Ok, I connected the wire to the screen and I even grounded it. Yes, it does make a difference. Maybe in the mind, but my eyes did get a little less tired over the past 2 days that the wire is connected. 

_All those who have not connected please do connect it _

Thanks

@ Sourav,

Asking for the picture along with the price is asking for too much. No offence but getting a picture increases the work.


----------



## abhijitroy (May 6, 2006)

@sourav: I've been using TECHNO SCREEN and it is giving me no starin on my eyes at all even after I am at my computer for 4-5 hrs. It cost me about Rs 900/- for 17" monitor.
@godsownman: In my anti-glare screen the wire is near bottom right portion evn though near bottom left also there exists a small hole for making provision of a ground wire.


----------



## sourav (May 6, 2006)

abhijitroy said:
			
		

> @sourav: I've been using TECHNO SCREEN and it is giving me no starin on my eyes at all even after I am at my computer for 4-5 hrs. It cost me about Rs 900/- for 17" monitor.

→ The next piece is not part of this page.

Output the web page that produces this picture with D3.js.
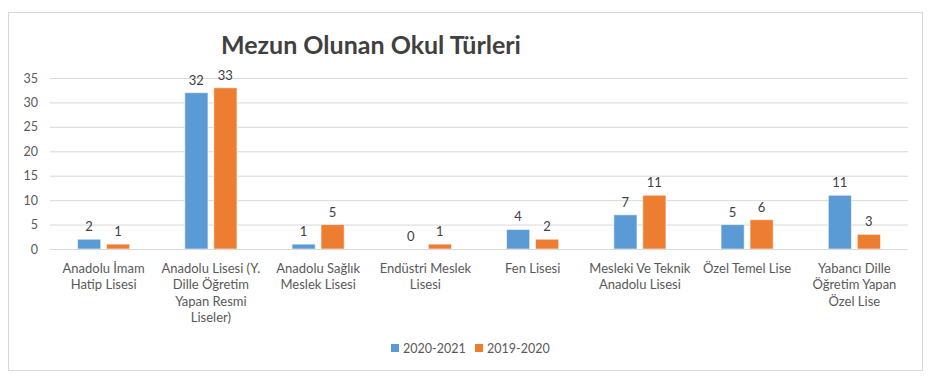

OK mine is 700E LG Monitor. plz say me if it will work on this 17" monitor. I don't like those stupid shaped. I want a Anti-glare glasses that looks good.


----------



## avinandan (May 7, 2006)

Guys u don't need to invest in an anti glare screen for newer monitors that have  anti glare coatings. those in the monitor are better than the anti glare screens found in the market. also beware of the cheap anti glare screens. I had bought a pinnacle anti glare screen which was useless and caused strain in my eyes for Rs.250. now i do not use it at all.


----------



## sourav (May 15, 2006)

avinandan said:
			
		

> Guys u don't need to invest in an anti glare screen for newer monitors that have  anti glare coatings.
> [\QUOTE]
> 
> OK listen LG 700E Monitor doesn't come with anti glare screen


----------



## khansdream (May 15, 2006)

Thanks guys. I read here abt anti glare and used one. Its really works. Now I don't look like a man coming out of a theatre.


----------



## baccilus (May 15, 2006)

I have a samsung Syncmaster 793s(17") CRT monitor. How much budget should i allocate for antiglare glasses for this?Should be effective. 
                   Also, i think it should be fine to connect the wire to the walls if it is nearer as it is going to touch the floor anyways. Wood on the other hand is an insulator.


----------



## ~Phenom~ (May 15, 2006)

@sourav , I have checked the properties of LG 700E on website and it says it has a anti glare protective coating.


----------



## sourav (May 19, 2006)

~Phenom~ said:
			
		

> @sourav , I have checked the properties of LG 700E on website and it says it has a anti glare protective coating.




But I have read in the manual that it doesn't have an anti-glare coating. Only 700B and 700S in 700 series. Whatever let me check there website.


----------



## akshay_cool49 (Jun 29, 2006)

is olinvon a good brand? please tell me


----------